NB: My original post was before we'd all got the news on what Apple is
actually doing in the EU - that's being discussed in other threads & let's keep it there. This thread was about actual "sideloading" (i.e. diretly installing Apps without a Store) and/or
truly independent app stores that aren't regulated by Apple.
Some Mac users choose to not install apps from outside the Mac App Store.
Which suits some Mac users and not others.
Macs are not iPads, Macs are not iPhones and iPhones are not iPads.
Mac has a 40 year history, and for most of that time there was no word for "sideloading" because that was the
only way of installing software. The Mac App Store is a fairly recent addition and certainly doesn't cover everything I want to do
on my Mac - which includes a certain amount of small-scale development, tinkering and using Mac OS as Unix, and maybe even re-purposing my current Mac as a Linux box when I come to upgrade. That's been the deal with Mac all along, and if/when Apple goes too far towards locking down the Mac, I'm out.
The iPad has never promised anything other than the App Store. It's always been an "appliance" for running approved software.
The iPhone originally had
no way of installing third-party software
at all - the word of Jobs was that you could use online web apps. Had mobile broadband coverage been better back then, that might have been the end of it... When the App Store arrived it was the only way there had
ever been of installing third party software. Also, the mobile phone is rapidly becoming the go-to device for security and ID verification (...often providing the second factor in 2FA even when you're using a Mac) so keeping it locked down makes more sense. There's now more potential for chaos from a pwned phone than a pwned laptop/desktop.
But if you want to install an app that Apple doesn't want in their store, how could having the option be a disadvantage?
Offering options has wider consequences: so far, anybody who wants to distribute iOS software has had to use the Apple store. If alternative app stores appear, or sideloading beomes popular, then, inevitably, some Apps will move there, either because the developers think they can make more money or because they are easier to develop for. Using alternative stores/sideloading could rapidly become "optional" in the sense of "running the software you want/need is optional".
- Why would you sideload untrusted apps onto any device?
Because what sideloading
is... and, generally, that is how you get alternative app stores onto (say) Android or MacOS (I don't see Steam in the Mac App Store, for example).
Long is the list of stable OSes that are fully open to external application installs that many people, including lots on these very forums use every single day without issue. iOS would be no different.
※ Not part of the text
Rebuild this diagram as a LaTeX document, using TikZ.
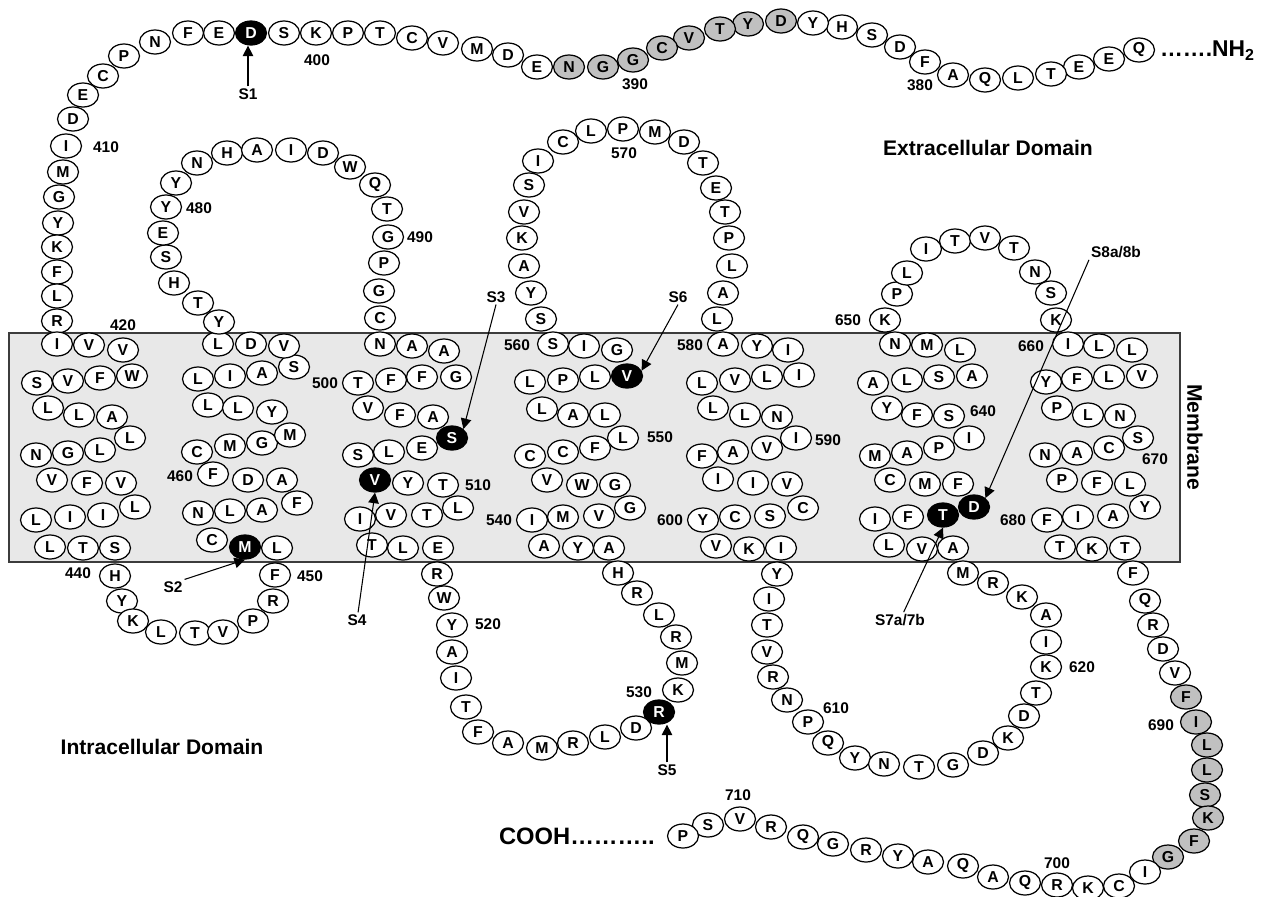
\documentclass[tikz,border=0pt]{standalone}
\usepackage{fontspec}
\setmainfont{Liberation Sans}
\usepackage{xcolor}
\definecolor{membg}{RGB}{232,232,232}
\definecolor{memframe}{RGB}{60,60,60}
\definecolor{resgray}{RGB}{192,192,192}
\usepackage{tikz}
\usetikzlibrary{shapes.geometric,arrows.meta}
\tikzset{
  res/.style={ellipse,draw=black,fill=white,line width=0.7pt,
    minimum width=0.62cm,minimum height=0.48cm,inner sep=0pt,
    font=\fontsize{9}{10}\selectfont\bfseries},
  resg/.style={res,fill=resgray},
  resb/.style={res,fill=black,text=white},
  numlab/.style={font=\fontsize{8.8}{10}\selectfont\bfseries,inner sep=1pt},
  domlab/.style={font=\fontsize{12}{14}\selectfont\bfseries,inner sep=1pt},
  arr/.style={-{Triangle[length=6pt,width=6pt]},line width=0.6pt},
}

\begin{document}
\begin{tikzpicture}[x=0.02cm,y=-0.02cm]
  \useasboundingbox (0,0) rectangle (1270,896);
  % membrane band
  \draw[fill=membg,draw=memframe,line width=1pt] (9,333) rectangle (1180,562);
  \node[domlab,rotate=-90] (memb) at (1195,437) {Membrane};
  \node[domlab] (extra) at (988,148) {Extracellular Domain};
  \node[domlab] (intra) at (162,747) {Intracellular Domain};

  % N-terminal tail
  \node[font=\fontsize{13}{15}\selectfont\bfseries,anchor=west,inner sep=1pt]
    (nh2) at (1158,51) {…….NH\textsubscript{2}};
  \foreach \x/\y/\a [count=\i] in {1139/50/Q,1109/59/E,1079/67/E,1051/74/T,
      1018/78/L,985/80/Q,953/75/A,925/62/F,900/47/D,872/35/S,842/27/H,813/23/Y}
    \node[res] (nt-\i) at (\x,\y) {\a};
  \foreach \x/\y/\a [count=\i] in {781/21/D,748/24/Y,720/29/T,689/38/V,
      662/48/C,633/60/G,603/67/G,569/67/N}
    \node[resg] (ntg-\i) at (\x,\y) {\a};
  \foreach \x/\y/\a [count=\i] in {537/67/E,508/55/D,477/49/M,443/43/V,
      412/38/C,380/33/T,348/33/P,316/33/K,284/33/S}
    \node[res] (ntb-\i) at (\x,\y) {\a};
  \node[resb] (rS1) at (251,33) {D};
  \foreach \x/\y/\a [count=\i] in {219/33/E,188/33/F,155/42/N,124/56/P,
      103/76/C,83/95/E,73/119/D,66/146/I,63/172/M,59/197/G,58/223/Y,
      57/247/K,57/272/F,57/296/L,57/321/R}
    \node[res] (ntc-\i) at (\x,\y) {\a};

  % TM1 and first intracellular loop
  \foreach \x/\y/\a [count=\i] in {57/344/I,89/345/V,123/350/V,
      37/383/S,68/381/V,100/378/F,132/376/W,48/408/L,79/415/L,112/417/A,
      36/455/N,68/453/G,100/450/L,130/438/L,52/480/V,87/483/F,121/483/V,
      36/520/L,70/517/I,103/515/I,135/507/L,50/547/L,83/548/T,115/548/S}
    \node[res] (tm1-\i) at (\x,\y) {\a};
  \foreach \x/\y/\a [count=\i] in {115/576/H,122/601/Y,133/621/K,161/632/L,
      195/633/T,223/632/V,253/621/P,273/601/R,275/575/F}
    \node[res] (il1-\i) at (\x,\y) {\a};

  % TM2 and first extracellular loop
  \foreach \x/\y/\a [count=\i] in {212/540/C,277/548/L,
      198/513/N,230/511/L,262/510/A,297/503/F,213/474/F,248/480/D,282/480/A,
      197/452/C,230/446/M,262/443/G,290/435/M,208/405/L,238/408/L,272/412/Y,
      198/379/L,230/376/I,262/373/A,294/367/S,218/344/L,251/344/D,284/346/V}
    \node[res] (tm2-\i) at (\x,\y) {\a};
  \node[resb] (rS2) at (245,547) {M};
  \foreach \x/\y/\a [count=\i] in {219/322/Y,198/303/T,174/283/H,166/257/S,
      163/233/E,166/207/Y,176/183/Y,197/163/N,227/153/H,257/150/A,291/150/I,
      323/153/D,350/167/W,375/185/Q,387/209/T,388/237/G,384/263/P,379/291/G,
      380/318/C}
    \node[res] (el1-\i) at (\x,\y) {\a};

  % TM3 and second intracellular loop
  \foreach \x/\y/\a [count=\i] in {380/344/N,412/346/A,444/351/A,
      358/383/T,391/380/F,422/377/F,456/377/G,368/408/V,400/415/F,433/417/A,
      358/455/S,389/452/L,422/448/E,408/483/Y,443/485/T,
      360/519/I,391/515/V,427/515/T,458/508/L,372/545/T,403/548/L,438/548/E}
    \node[res] (tm3-\i) at (\x,\y) {\a};
  \node[resb] (rS3) at (452,438) {S};
  \node[resb] (rS4) at (375,480) {V};
  \foreach \x/\y/\a [count=\i] in {437/574/R,444/598/W,452/625/Y,452/652/A,
      456/678/I,466/707/T,478/732/F,508/743/A,542/748/M,573/743/R,605/737/L,
      636/728/D,678/690/K,682/663/M,676/637/R,659/615/L,637/593/R,618/573/H}
    \node[res] (il2-\i) at (\x,\y) {\a};
  \node[resb] (rS5) at (659,712) {R};

  % TM4 and second extracellular loop
  \foreach \x/\y/\a [count=\i] in {544/546/A,578/548/Y,609/548/A,
      532/520/I,563/517/M,599/516/V,630/508/G,547/480/V,582/485/W,615/485/G,
      530/456/C,563/452/C,595/448/F,623/438/L,542/409/L,573/415/A,605/415/L,
      530/382/L,563/380/P,595/377/L,553/344/S,584/346/I,617/350/G}
    \node[res] (tm4-\i) at (\x,\y) {\a};
  \node[resb] (rS6) at (627,376) {V};
  \foreach \x/\y/\a [count=\i] in {541/319/S,531/293/Y,524/266/A,522/238/K,
      524/212/V,529/185/S,538/161/I,563/142/C,591/131/L,623/129/P,655/132/M,
      684/142/D,703/163/T,716/188/E,725/212/T,729/238/P,732/266/L,723/293/A,
      717/319/L}
    \node[res] (el2-\i) at (\x,\y) {\a};

  % TM5 and third intracellular loop
  \foreach \x/\y/\a [count=\i] in {723/344/A,757/346/Y,788/350/I,
      702/383/L,735/380/V,767/377/L,799/375/I,713/408/L,745/415/L,777/417/N,
      702/456/F,733/452/A,767/448/V,796/438/I,718/479/I,753/483/I,787/484/V,
      703/520/Y,735/517/C,770/516/S,803/508/C,716/546/V,749/549/K,781/548/I}
    \node[res] (tm5-\i) at (\x,\y) {\a};
  \foreach \x/\y/\a [count=\i] in {777/574/Y,769/599/I,767/625/T,767/652/V,
      773/677/R,787/700/N,808/722/P,828/743/Q,855/758/Y,884/764/N,919/767/T,
      953/765/G,983/753/D,1008/738/K,1024/716/D,1036/693/T,1046/667/K,
      1046/642/I,1046/615/A,1022/597/K,993/583/R,963/573/M}
    \node[res] (il3-\i) at (\x,\y) {\a};

  % TM6 and third extracellular loop
  \foreach \x/\y/\a [count=\i] in {889/545/L,922/549/V,953/548/A,
      875/519/I,908/517/F,890/480/C,925/484/M,958/484/F,
      875/456/M,907/453/A,939/448/P,969/438/I,887/408/Y,917/415/F,949/416/S,
      873/383/A,907/380/L,939/377/S,972/376/A,895/344/N,927/345/M,960/350/L}
    \node[res] (tm6-\i) at (\x,\y) {\a};
  \node[resb] (rS7) at (943,515) {T};
  \node[resb] (rS8) at (974,507) {D};
  \foreach \x/\y/\a [count=\i] in {885/320/K,897/294/P,907/273/L,926/249/I,
      955/241/T,985/238/V,1014/248/T,1035/272/N,1051/293/S,1056/320/K}
    \node[res] (el3-\i) at (\x,\y) {\a};

  % TM7 and C-terminal tail
  \foreach \x/\y/\a [count=\i] in {1068/344/I,1099/346/L,1132/350/L,
      1046/382/Y,1077/379/F,1109/377/L,1142/376/V,1057/408/P,1088/415/L,
      1120/416/N,1045/455/N,1077/453/A,1109/448/C,1138/438/S,1062/480/P,
      1097/483/F,1130/484/L,1047/520/F,1078/517/I,1113/516/A,1145/507/Y,
      1060/547/T,1092/549/K,1125/548/T}
    \node[res] (tm7-\i) at (\x,\y) {\a};
  \foreach \x/\y/\a [count=\i] in {1133/573/F,1145/601/Q,1153/625/R,
      1163/649/D,1175/673/V}
    \node[res] (ct-\i) at (\x,\y) {\a};
  \foreach \x/\y/\a [count=\i] in {1186/697/F,1196/722/I,1207/745/L,
      1207/770/L,1205/795/S,1208/818/K,1194/841/F,1168/857/G}
    \node[resg] (ctg-\i) at (\x,\y) {\a};
  \foreach \x/\y/\a [count=\i] in {1145/872/I,1119/886/C,1088/888/K,
      1057/885/R,1025/883/Q,993/877/A,963/866/Q,928/862/A,898/856/Y,
      866/850/R,833/844/G,803/837/Q,771/827/R,740/819/V,708/825/S,683/836/P}
    \node[res] (ctb-\i) at (\x,\y) {\a};
  \node[font=\fontsize{13.5}{15}\selectfont\bfseries,anchor=west,inner sep=1pt]
    (cooh) at (497,836) {COOH………..};

  % residue numbers
  \foreach \x/\y/\t in {920/85/380,635/84/390,317/60/400,106/147/410,
      123/325/420,78/573/440,310/576/450,180/476/460,199/208/480,420/237/490,
      325/383/500,478/485/510,488/624/520,639/692/530,499/520/540,660/437/550,
      517/345/560,624/153/570,690/345/580,828/440/590,670/520/600,836/708/610,
      1082/667/620,983/411/640,848/320/650,1031/346/660,1155/459/670,
      1013/520/680,1161/725/690,1057/863/700,738/795/710}
    \node[numlab] (n\t) at (\x,\y) {\t};

  % site labels and pointers
  \node[numlab] (s1) at (248,94) {S1};
  \node[numlab] (s2) at (173,587) {S2};
  \node[numlab] (s3) at (496,297) {S3};
  \node[numlab] (s4) at (357,620) {S4};
  \node[numlab] (s5) at (667,770) {S5};
  \node[numlab] (s6) at (678,297) {S6};
  \node[numlab] (s7) at (900,620) {S7a/7b};
  \node[numlab] (s8) at (1116,252) {S8a/8b};

  \draw[arr] (s1) -- (s1 |- rS1.south);
  \draw[arr] (s2.north east) -- (rS2.south);
  \draw[arr] (s3.south) -- (rS3.north east);
  \draw[arr] (s4) -- (rS4.south);
  \draw[arr] (s5) -- (s5 |- rS5.south);
  \draw[arr] (s6.south) -- (rS6.20);
  \draw[arr] (s7) -- (rS7.south);
  \draw[arr] (s8.south west) -- (rS8.north east);
\end{tikzpicture}
\end{document}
...and if we were talking about ways in which Apple were stopping people from running Linux, Android or Windows on their Mac/iPad/iPhone hardware, you might have a point. AFAIK, all that is preventing
that is scarcity of user-friendly, well-supported distributions - it's not Apple's job to provide those.
There is also what I call the Macrumors Irony, that the very same users who protest about the EU telling Apple what they can and cannot do with their devices also allow Apple to tell them what they can and cannot do with their devices.
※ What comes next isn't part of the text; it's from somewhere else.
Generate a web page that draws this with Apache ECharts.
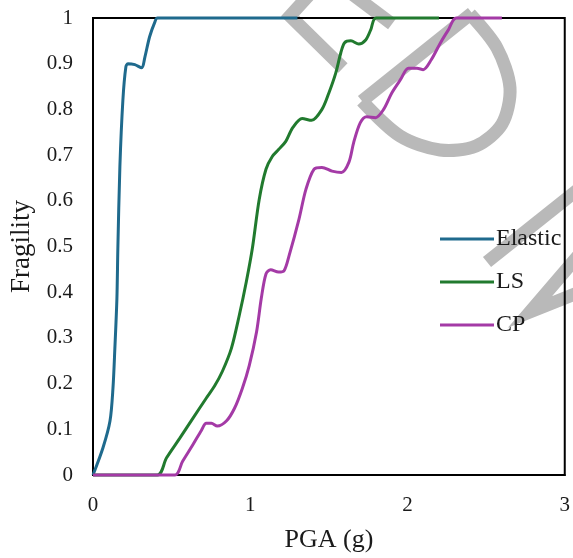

If I want to sideload apps or run alternative app stores I am free to choose Android or some other system. I'm
also free to moan about it, or about Apple's RAM prices, the notch, the power connector on the Studio Display or whatever - but that doesn't mean I want the government or the courts to come and make it all better for me (and, remember, its not just the EU, Apple have been fighting lawsuits about this sort of thing in the US, too - its a different means to the same end). "Buy something else then" is a lazy argument when you're trying to debate the merits of something but it
is your ultimate recourse.
The authorities have a role when consumer choice is under threat, but there's plenty of consumer choice in the mobile device market. A bigger worry is keeping an eye on Google/Meta/Amazon/Microsoft et. al. who are closer to having dominant platforms in their markets
and lots of opportunities for "leverage" - e.g. Google's role in search, mobile OS
and advertising. The War on Apple seems a bit like a distraction.
C.f. Apple wanting to sell its own services on its own hardware platform with Google's history of
forcing its apps & search on mobile networks and manufacturers making phones using the supposedly open-source Android OS. Not arguing that "two wrongs make a right" here, but which sounds like the bigger threat to user choice? Also, the EU was able to go after Google for that under existing anti-trust laws, it didn't have to write a new directive. One of the tests of EU policy will be to see how well it deals with other big tech players.